Vincent van Gogh painted a slew of these during his lifetime, using a mirror to carefully reconstruct his face with both careful and rapid strokes. With hat, without hat, with paint, without ear. These portraits are the most valued of his work, for good reason.
But our generation doesn't usually do self portraits. We do selfies. We take them in the mirror, with our camera in hand, or with the flip function. We shoot our good side, and then choose a filter to make it our even better side.
We hold our phones, our camera, our friend's phones, iPads, Photobooth at a bit of a distance, and just a little bit higher than our head, because that's what makes your cheekbones protrude, and that's what makes your eyes look bigger. And then we take photos with our friends, and we purse our lips and look at each other from the corner of our eyes, and capture each time we reunite, each time we have adventure.
We fill our phones with apps to be able to do this, and spend time at dinner tables and on the train to make a collage of various moments, and outfits and dangling earrings.
And man, we think, it will be great to have these later. It will be great to remember his wedding and that time you and your friend fell on the ground at the music festival, and that day when you were stuck in the cold rain-hail with hair plastered to your face under a red hood, and needed to share in the misery via Instagram. You can show your kids someday.
But it's different, a little less real.
Because selfies are so quick, and so flippant, and so perfectly positioned to capture the same aspect of you, again and again. If you were painting a self portrait, you wouldn't be able to hold a fake smile so long, or forgive yourself for keeping your lips like that. If someone else was taking your photo, they wouldn't be concentrating on hiding that scar you got when you were four, because they could see you as more than the sum of your features.
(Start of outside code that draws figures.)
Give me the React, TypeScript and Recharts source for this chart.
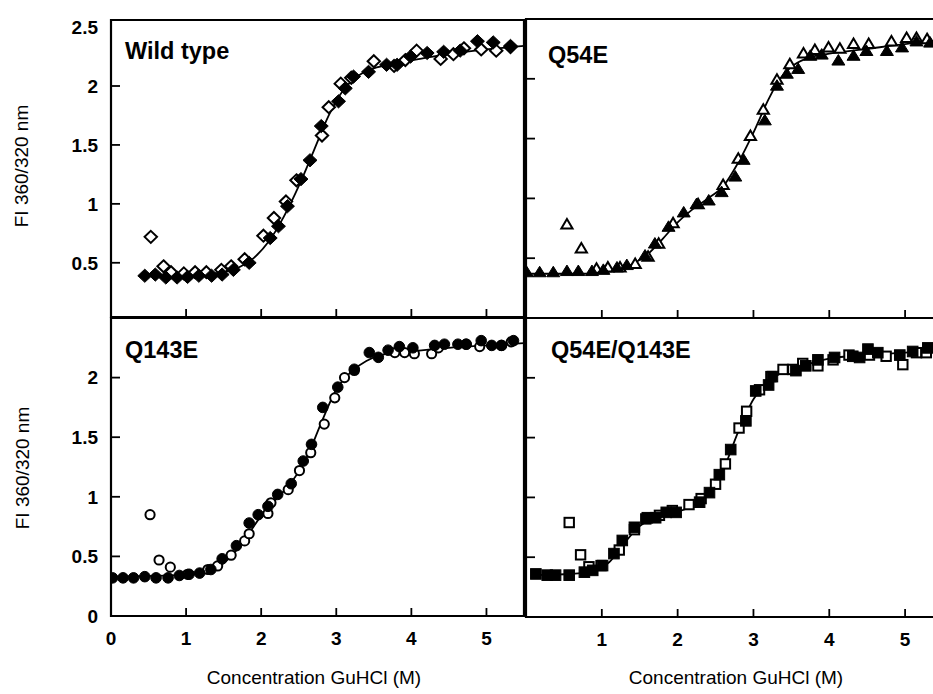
import React from 'react';
import { ComposedChart, Line, Scatter, XAxis, YAxis, ReferenceArea } from 'recharts';

const FONT = '"Liberation Sans", Arial, Helvetica, sans-serif';

// ---------- axis ticks ----------
const xTicksAll = [0, 1, 2, 3, 4, 5];
const xTicksNoZero = [1, 2, 3, 4, 5];
const yTicksTop = [0.5, 1, 1.5, 2, 2.5];
const yTicksBottom = [0, 0.5, 1, 1.5, 2];
const yTicksRight = [0.5, 1, 1.5, 2];

// ---------- titles ----------
const panelTitles = ['Wild type', 'Q54E', 'Q143E', 'Q54E/Q143E'];
const yTitle = 'FI 360/320 nm';
const xTitle = 'Concentration GuHCl (M)';

// ---------- Wild type (diamonds) ----------
const wtFilled: [number, number][] = [
  [0.45, 0.39], [0.59, 0.4], [0.73, 0.375], [0.88, 0.375], [1.02, 0.38], [1.17, 0.39],
  [1.34, 0.39], [1.48, 0.4], [1.63, 0.44], [1.84, 0.5], [2.12, 0.71], [2.23, 0.81],
  [2.35, 0.98], [2.53, 1.21], [2.65, 1.37], [2.8, 1.66], [3.03, 1.87], [3.12, 1.98],
  [3.23, 2.08], [3.43, 2.12], [3.67, 2.18], [3.81, 2.18], [3.99, 2.25], [4.21, 2.28],
  [4.43, 2.29], [4.65, 2.3], [4.88, 2.38], [5.09, 2.37], [5.32, 2.34],
];
const wtOpen: [number, number][] = [
  [0.53, 0.72], [0.7, 0.47], [0.8, 0.42], [0.97, 0.41], [1.12, 0.42], [1.27, 0.42],
  [1.47, 0.44], [1.6, 0.47], [1.78, 0.53], [2.03, 0.73], [2.17, 0.88], [2.33, 1.02],
  [2.47, 1.2], [2.81, 1.58], [2.9, 1.82], [3.06, 2.02], [3.2, 2.07], [3.5, 2.21],
  [3.77, 2.17], [3.92, 2.22], [4.07, 2.3], [4.39, 2.23], [4.56, 2.27], [4.7, 2.32],
  [4.93, 2.31], [5.13, 2.3], [5.32, 2.33],
];
const wtFit: [number, number][] = [
  [0.45, 0.39], [0.8, 0.39], [1.2, 0.4], [1.5, 0.42], [1.7, 0.46], [1.9, 0.54], [2.1, 0.68],
  [2.3, 0.89], [2.5, 1.15], [2.7, 1.45], [2.9, 1.75], [3.1, 1.97], [3.3, 2.09], [3.5, 2.15],
  [3.8, 2.19], [4.2, 2.24], [4.6, 2.28], [5.0, 2.31], [5.5, 2.34],
];

// ---------- Q54E (triangles) ----------
const q54Filled: [number, number][] = [
  [0.01, 0.38], [0.18, 0.38], [0.36, 0.38], [0.54, 0.39], [0.69, 0.39], [0.87, 0.39],
  [1.02, 0.4], [1.2, 0.42], [1.33, 0.44], [1.57, 0.52], [1.7, 0.62], [1.88, 0.76],
  [2.08, 0.88], [2.25, 0.95], [2.41, 0.98], [2.58, 1.05], [2.76, 1.18], [2.87, 1.32],
  [3.15, 1.65], [3.31, 1.94], [3.44, 2.04], [3.59, 2.08], [3.75, 2.19], [3.9, 2.2],
  [4.12, 2.15], [4.32, 2.19], [4.49, 2.23], [4.76, 2.23], [4.96, 2.26], [5.15, 2.31],
  [5.33, 2.3],
];
const q54Open: [number, number][] = [
  [0.54, 0.78], [0.73, 0.58], [0.93, 0.41], [1.08, 0.42], [1.24, 0.42], [1.44, 0.45],
  [1.61, 0.51], [1.75, 0.62], [1.94, 0.79], [2.27, 0.95], [2.6, 1.11], [2.8, 1.33],
  [2.96, 1.52], [3.13, 1.74], [3.31, 1.99], [3.48, 2.12], [3.66, 2.21], [3.81, 2.24],
  [3.99, 2.26], [4.14, 2.25], [4.32, 2.29], [4.52, 2.29], [4.82, 2.31], [5.02, 2.34],
  [5.15, 2.34], [5.29, 2.33],
];
const q54Fit: [number, number][] = [
  [0, 0.37], [0.6, 0.37], [1.0, 0.38], [1.2, 0.4], [1.4, 0.45], [1.6, 0.53], [1.8, 0.66],
  [2.0, 0.8], [2.2, 0.91], [2.4, 1.0], [2.6, 1.1], [2.8, 1.3], [3.0, 1.55], [3.2, 1.83],
  [3.35, 2.0], [3.5, 2.1], [3.7, 2.17], [4.0, 2.21], [4.5, 2.25], [5.0, 2.29], [5.5, 2.32],
];

// ---------- Q143E (circles) ----------
const q143Filled: [number, number][] = [
  [0.02, 0.32], [0.16, 0.32], [0.3, 0.32], [0.45, 0.33], [0.6, 0.32], [0.76, 0.32],
  [0.91, 0.34], [1.04, 0.35], [1.18, 0.36], [1.33, 0.39], [1.48, 0.48], [1.67, 0.59],
  [1.84, 0.78], [1.96, 0.85], [2.09, 0.92], [2.22, 1.02], [2.4, 1.11], [2.56, 1.3],
  [2.67, 1.44], [2.82, 1.75], [3.02, 1.92], [3.24, 2.07], [3.44, 2.21], [3.56, 2.17],
  [3.69, 2.23], [3.84, 2.26], [4.02, 2.25], [4.31, 2.27], [4.44, 2.28], [4.62, 2.28],
  [4.73, 2.28], [4.93, 2.31], [5.07, 2.27], [5.2, 2.27], [5.36, 2.31],
];
const q143Open: [number, number][] = [
  [0.52, 0.85], [0.64, 0.47], [0.79, 0.41], [1.02, 0.35], [1.29, 0.39], [1.42, 0.42],
  [1.6, 0.51], [1.78, 0.63], [1.84, 0.69], [2.09, 0.86], [2.13, 0.95], [2.36, 1.06],
  [2.51, 1.22], [2.66, 1.37], [2.84, 1.61], [2.98, 1.83], [3.11, 2.0], [3.24, 2.06],
  [3.78, 2.21], [3.91, 2.21], [4.04, 2.2], [4.27, 2.2], [4.36, 2.25], [4.73, 2.28],
  [4.91, 2.26], [5.2, 2.27], [5.33, 2.3],
];
const q143Fit: [number, number][] = [
  [0, 0.33], [0.8, 0.34], [1.2, 0.36], [1.4, 0.4], [1.6, 0.5], [1.8, 0.66], [2.0, 0.84],
  [2.2, 0.98], [2.4, 1.12], [2.6, 1.32], [2.8, 1.62], [3.0, 1.9], [3.2, 2.05], [3.4, 2.14],
  [3.6, 2.19], [4.0, 2.22], [4.5, 2.25], [5.0, 2.27], [5.5, 2.29],
];

// ---------- Q54E/Q143E (squares) ----------
const dblFilled: [number, number][] = [
  [0.13, 0.36], [0.28, 0.35], [0.39, 0.35], [0.57, 0.35], [0.77, 0.375], [0.88, 0.39],
  [1.01, 0.43], [1.16, 0.53], [1.27, 0.64], [1.43, 0.75], [1.6, 0.83], [1.71, 0.83],
  [1.85, 0.875], [1.98, 0.875], [2.29, 0.96], [2.42, 1.04], [2.55, 1.19], [2.7, 1.4],
  [2.9, 1.64], [3.03, 1.89], [3.2, 1.94], [3.25, 2.01], [3.56, 2.06], [3.69, 2.1],
  [3.85, 2.15], [4.07, 2.17], [4.31, 2.18], [4.4, 2.17], [4.51, 2.24], [4.64, 2.21],
  [4.93, 2.19], [5.1, 2.22], [5.3, 2.25],
];
const dblOpen: [number, number][] = [
  [0.57, 0.79], [0.72, 0.52], [0.83, 0.42], [0.99, 0.43], [1.23, 0.56], [1.43, 0.73],
  [1.58, 0.82], [1.76, 0.85], [1.93, 0.89], [2.15, 0.94], [2.31, 0.99], [2.5, 1.11],
  [2.63, 1.28], [2.81, 1.58], [2.91, 1.72], [3.08, 1.9], [3.23, 2.01], [3.39, 2.07],
  [3.52, 2.07], [3.65, 2.12], [3.85, 2.1], [4.05, 2.15], [4.26, 2.19], [4.53, 2.19],
  [4.75, 2.18], [4.97, 2.11], [5.15, 2.21], [5.28, 2.21],
];
const dblFit: [number, number][] = [
  [0.1, 0.35], [0.6, 0.36], [0.9, 0.39], [1.1, 0.46], [1.3, 0.62], [1.5, 0.76], [1.7, 0.83],
  [2.0, 0.88], [2.2, 0.93], [2.4, 1.03], [2.6, 1.23], [2.8, 1.55], [3.0, 1.82], [3.2, 1.97],
  [3.4, 2.05], [3.7, 2.11], [4.0, 2.16], [4.5, 2.19], [5.0, 2.21], [5.5, 2.23],
];

const toPts = (a: [number, number][]) => a.map(([x, y]) => ({ x, y }));

// ---------- marker shapes ----------
type ShapeKind = 'diamond' | 'triangle' | 'circle' | 'square';
const makeShape = (kind: ShapeKind, filled: boolean) => (props: any) => {
  const { cx, cy } = props;
  if (cx == null || cy == null) return <g />;
  const fill = filled ? '#000' : '#fff';
  const sw = filled ? 1 : 2;
  if (kind === 'diamond') {
    const w = filled ? 7 : 6.2, h = filled ? 6.6 : 6;
    return <path d={`M${cx},${cy - h}L${cx + w},${cy}L${cx},${cy + h}L${cx - w},${cy}Z`} fill={fill} stroke="#000" strokeWidth={sw} />;
  }
  if (kind === 'triangle') {
    const w = filled ? 6.5 : 5.6, h = filled ? 10.5 : 9.5;
    return <path d={`M${cx},${cy - h * 0.6}L${cx + w},${cy + h * 0.4}L${cx - w},${cy + h * 0.4}Z`} fill={fill} stroke="#000" strokeWidth={sw} />;
  }
  if (kind === 'circle') {
    return <circle cx={cx} cy={cy} r={filled ? 5.3 : 4.6} fill={fill} stroke="#000" strokeWidth={sw} />;
  }
  const s = filled ? 5.3 : 4.7;
  return <rect x={cx - s} y={cy - s} width={2 * s} height={2 * s} fill={fill} stroke="#000" strokeWidth={sw} />;
};

// ---------- ticks (inward, SigmaPlot style) ----------
const makeYTick = (showLabel: boolean, noLine: number[]) => (props: any) => {
  const { x, y, payload } = props;
  const v = payload.value;
  return (
    <g>
      {!noLine.includes(v) && <line x1={x} x2={x + 9} y1={y} y2={y} stroke="#000" strokeWidth={1.8} />}
      {showLabel && (
        <text x={x - 13} y={y} dy="0.36em" textAnchor="end" fontFamily={FONT} fontWeight="bold" fontSize={19} fill="#000">
          {String(v)}
        </text>
      )}
    </g>
  );
};
const makeXTick = (showLabel: boolean) => (props: any) => {
  const { x, y, payload } = props;
  const v = payload.value;
  return (
    <g>
      {v !== 0 && <line x1={x} x2={x} y1={y} y2={y - 8} stroke="#000" strokeWidth={1.8} />}
      {showLabel && (
        <text x={x} y={y + 29} textAnchor="middle" fontFamily={FONT} fontWeight="bold" fontSize={19} fill="#000">
          {String(v)}
        </text>
      )}
    </g>
  );
};

type PanelProps = {
  chartWidth: number;
  plotLeft: number;
  plotRight: number;
  plotTop: number;
  plotBottom: number;
  yDomain: [number, number];
  yTicks: number[];
  yLabels: boolean;
  xTicks: number[];
  xLabels: boolean;
  fit: [number, number][];
  filled: [number, number][];
  open: [number, number][];
  kind: ShapeKind;
  noYLine: number[];
};

const H = 694;
const AXW = 40;

const Panel = (p: PanelProps) => (
  <div style={{ position: 'absolute', left: 0, top: 0 }}>
    <ComposedChart
      width={p.chartWidth}
      height={H}
      margin={{ left: p.plotLeft - AXW, right: p.chartWidth - p.plotRight, top: p.plotTop, bottom: H - p.plotBottom - AXW }}
    >
      <XAxis
        type="number"
        dataKey="x"
        domain={[0, 5.5]}
        allowDataOverflow
        ticks={p.xTicks}
        interval={0}
        height={AXW}
        tickSize={0}
        tickMargin={0}
        axisLine={false}
        tickLine={false}
        tick={makeXTick(p.xLabels)}
      />
      <YAxis
        type="number"
        dataKey="y"
        domain={p.yDomain}
        allowDataOverflow
        ticks={p.yTicks}
        interval={0}
        width={AXW}
        tickSize={0}
        tickMargin={0}
        axisLine={false}
        tickLine={false}
        tick={makeYTick(p.yLabels, p.noYLine)}
      />
      <ReferenceArea
        x1={0}
        x2={5.5}
        y1={p.yDomain[0]}
        y2={p.yDomain[1]}
        fill="none"
        fillOpacity={0}
        stroke="#000"
        strokeWidth={2.2}
        ifOverflow="visible"
      />
      <Line
        data={toPts(p.fit)}
        dataKey="y"
        type="monotone"
        dot={false}
        stroke="#000"
        strokeWidth={1.8}
        isAnimationActive={false}
      />
      <Scatter data={toPts(p.open)} dataKey="y" shape={makeShape(p.kind, false)} isAnimationActive={false} />
      <Scatter data={toPts(p.filled)} dataKey="y" shape={makeShape(p.kind, true)} isAnimationActive={false} />
    </ComposedChart>
  </div>
);

export default function App() {
  return (
    <div style={{ position: 'absolute', left: 0, top: 0, width: 933, height: H, overflow: 'hidden', background: '#fff' }}>
      <Panel chartWidth={933} plotLeft={111} plotRight={524} plotTop={20} plotBottom={317}
        yDomain={[0.04, 2.56]} yTicks={yTicksTop} yLabels xTicks={xTicksNoZero} xLabels={false}
        fit={wtFit} filled={wtFilled} open={wtOpen} kind="diamond" noYLine={[2.5]} />
      <Panel chartWidth={960} plotLeft={526} plotRight={943} plotTop={19} plotBottom={318}
        yDomain={[0, 2.5]} yTicks={yTicksRight} yLabels={false} xTicks={xTicksNoZero} xLabels={false}
        fit={q54Fit} filled={q54Filled} open={q54Open} kind="triangle" noYLine={[]} />
      <Panel chartWidth={933} plotLeft={111} plotRight={524} plotTop={318} plotBottom={616}
        yDomain={[0, 2.5]} yTicks={yTicksBottom} yLabels xTicks={xTicksAll} xLabels
        fit={q143Fit} filled={q143Filled} open={q143Open} kind="circle" noYLine={[0]} />
      <Panel chartWidth={960} plotLeft={526} plotRight={943} plotTop={318} plotBottom={617}
        yDomain={[0, 2.5]} yTicks={yTicksRight} yLabels={false} xTicks={xTicksNoZero} xLabels
        fit={dblFit} filled={dblFilled} open={dblOpen} kind="square" noYLine={[]} />
      <svg width={933} height={H} style={{ position: 'absolute', left: 0, top: 0, pointerEvents: 'none' }}>
        <g fontFamily={FONT} fill="#000">
          <text x={125} y={59} fontSize={23.5} fontWeight="bold">{panelTitles[0]}</text>
          <text x={548} y={63} fontSize={23.5} fontWeight="bold">{panelTitles[1]}</text>
          <text x={125} y={358} fontSize={23.5} fontWeight="bold">{panelTitles[2]}</text>
          <text x={551} y={358} fontSize={23.5} fontWeight="bold">{panelTitles[3]}</text>
          <text x={0} y={0} fontSize={19} textAnchor="middle" transform="translate(28,166) rotate(-90)">{yTitle}</text>
          <text x={0} y={0} fontSize={19} textAnchor="middle" transform="translate(29,468) rotate(-90)">{yTitle}</text>
          <text x={314} y={684} fontSize={19} textAnchor="middle">{xTitle}</text>
          <text x={736} y={684} fontSize={19} textAnchor="middle">{xTitle}</text>
        </g>
      </svg>
    </div>
  );
}
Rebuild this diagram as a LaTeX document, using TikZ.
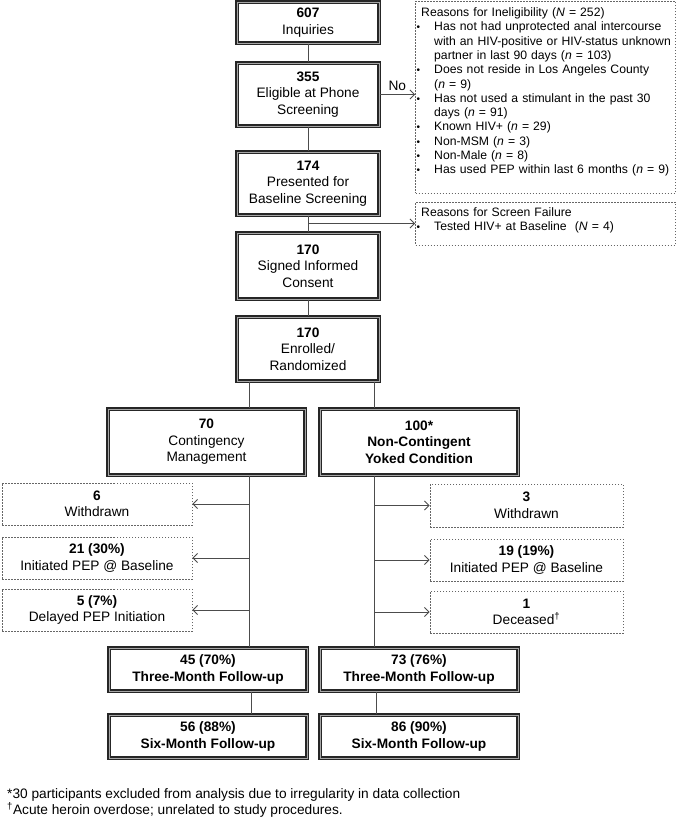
\documentclass[tikz,border=0pt]{standalone}
\usepackage{fontspec}
\setmainfont{Liberation Sans}
\usetikzlibrary{arrows.meta}
\newcommand\mainfs{\fontsize{13.7}{16.5}\selectfont}
\newcommand\smfs{\fontsize{12.2}{14.3}\selectfont}
\newcommand\bitem[1]{\par\hangindent=18pt\hangafter=1\noindent\makebox[18pt][l]{\hspace{0.5pt}{\fontsize{10}{10}\selectfont\textbullet}}#1}
\begin{document}
\begin{tikzpicture}[x=1pt,y=-1pt,
  mainbox/.style={draw=black!85, double=black!35, double distance=0.8pt, line width=1.15pt,
    fill=white, align=center, inner sep=2pt, font=\mainfs},
  dbox/.style={draw=black!60, dash pattern=on 1.5pt off 1.5pt, line width=0.8pt,
    align=center, inner sep=2pt, font=\mainfs},
  conn/.style={draw=black!70, line width=0.9pt},
  arr/.style={conn, -{Straight Barb[length=4.5pt,width=9pt]}},
  txt/.style={inner sep=0pt, align=left}]
\useasboundingbox (0,0) rectangle (677,820);
\fill[white] (0,0) rectangle (677,820);

% main column
\node[mainbox, minimum width=142, minimum height=41] (n607) at (308,22.5) {\textbf{607}\\Inquiries};
\node[mainbox, minimum width=142, minimum height=63] (n355) at (308,94.5) {\textbf{355}\\Eligible at Phone\\Screening};
\node[mainbox, minimum width=142, minimum height=63] (n174) at (308,183.5) {\textbf{174}\\Presented for\\Baseline Screening};
\node[mainbox, minimum width=142, minimum height=66] (sig) at (308,266) {\textbf{170}\\Signed Informed\\Consent};
\node[mainbox, minimum width=142, minimum height=64] (enr) at (308,349) {\textbf{170}\\Enrolled/\\Randomized};

% arms
\node[mainbox, minimum width=197, minimum height=66] (cm) at (206.5,442) {\textbf{70}\\Contingency\\Management};
\node[mainbox, minimum width=198, minimum height=66] (nc) at (419,442) {\textbf{100*}\\\textbf{Non-Contingent}\\\textbf{Yoked Condition}};

% left dashed boxes
\node[dbox, minimum width=190, minimum height=42] (lw) at (97,504) {\textbf{6}\\Withdrawn};
\node[dbox, minimum width=190, minimum height=42] (li) at (97,558) {\textbf{21 (30\%)}\\Initiated PEP @ Baseline};
\node[dbox, minimum width=190, minimum height=42] (ld) at (97,610) {\textbf{5 (7\%)}\\Delayed PEP Initiation};

% right dashed boxes
\node[dbox, minimum width=193, minimum height=43] (rw) at (526.5,505.5) {\textbf{3}\\Withdrawn};
\node[dbox, minimum width=193, minimum height=42] (ri) at (526.5,560) {\textbf{19 (19\%)}\\Initiated PEP @ Baseline};
\node[dbox, minimum width=193, minimum height=42] (rd) at (526.5,612) {\textbf{1}\\Deceased\textsuperscript{†}};

% follow-ups
\node[mainbox, minimum width=198, minimum height=43] (cm3) at (208,669.5) {\textbf{45 (70\%)}\\\textbf{Three-Month Follow-up}};
\node[mainbox, minimum width=198, minimum height=43] (nc3) at (419,669.5) {\textbf{73 (76\%)}\\\textbf{Three-Month Follow-up}};
\node[mainbox, minimum width=198, minimum height=43] (cm6) at (208,736.5) {\textbf{56 (88\%)}\\\textbf{Six-Month Follow-up}};
\node[mainbox, minimum width=198, minimum height=43] (nc6) at (419,736.5) {\textbf{86 (90\%)}\\\textbf{Six-Month Follow-up}};

% side info boxes
\node[dbox, minimum width=260, minimum height=192] (inel) at (545.5,97) {};
\node[txt, anchor=north west, text width=270pt, font=\smfs] (ineltxt) at (416,7.5) {%
\hspace*{5pt}Reasons for Ineligibility (\textit{N} = 252)
\bitem{Has not had unprotected anal intercourse\newline with an HIV-positive or HIV-status unknown\newline partner in last 90 days (\textit{n} = 103)}
\bitem{Does not reside in Los Angeles County\newline (\textit{n} = 9)}
\bitem{Has not used a stimulant in the past 30\newline days (\textit{n} = 91)}
\bitem{Known HIV+ (\textit{n} = 29)}
\bitem{Non-MSM (\textit{n} = 3)}
\bitem{Non-Male (\textit{n} = 8)}
\bitem{Has used PEP within last 6 months (\textit{n} = 9)}};

\node[dbox, minimum width=260, minimum height=43] (sf) at (545.5,223.5) {};
\node[txt, anchor=north west, text width=270pt, font=\smfs] (sftxt) at (416,207.5) {%
\hspace*{5pt}Reasons for Screen Failure
\bitem{Tested HIV+ at Baseline\ \ (\textit{N} = 4)}};

% connectors main column
\draw[conn] (n607) -- (n355);
\draw[conn] (n355) -- (n174);
\draw[conn] (n174) -- (sig);
\draw[conn] (sig) -- (enr);
\draw[arr] (n355.east) -- (inel.west |- n355.east) node[midway, above=2pt, font=\mainfs, inner sep=1pt] (no) {No};
\coordinate (sfj) at (308,223.5);
\draw[arr] (sfj) -- (sf.west);

\coordinate (lt) at (249,0);
\coordinate (rt) at (374,0);
\coordinate (lt2) at (251,0);
\coordinate (rt2) at (376,0);
\draw[conn] (enr.south -| lt) -- (cm.north -| lt);
\draw[conn] (enr.south -| rt) -- (nc.north -| rt);
\draw[conn] (cm.south -| lt) -- (cm3.north -| lt);
\draw[conn] (nc.south -| rt) -- (nc3.north -| rt);
\draw[conn] (cm3.south -| lt2) -- (cm6.north -| lt2);
\draw[conn] (nc3.south -| rt2) -- (nc6.north -| rt2);

\draw[arr] (lw.east -| lt) -- (lw.east);
\draw[arr] (li.east -| lt) -- (li.east);
\draw[arr] (ld.east -| lt) -- (ld.east);
\draw[arr] (rw.west -| rt) -- (rw.west);
\draw[arr] (ri.west -| rt) -- (ri.west);
\draw[arr] (rd.west -| rt) -- (rd.west);

% footnotes
\node[txt, anchor=west, font=\mainfs] (fn1) at (7,795) {*30 participants excluded from analysis due to irregularity in data collection};
\node[txt, anchor=west, font=\mainfs] (fn2) at (7,810) {\textsuperscript{†}Acute heroin overdose; unrelated to study procedures.};
\end{tikzpicture}
\end{document}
We take selfies to remember, we take selfies to get compliments, and that's cool, even great. There's nothing wrong with looking at ourselves -- it's a natural sort of naval gazing. A historic, sometimes healthy, narcissism.
But we don't, can't, use selfies to self-reflect, because even our reflection in the mirror is more true than what fits in a Picframe. The lens is skewed. It's limiting, and edited to fit the boundaries of who we think we are. And everyone knows we are much, much more.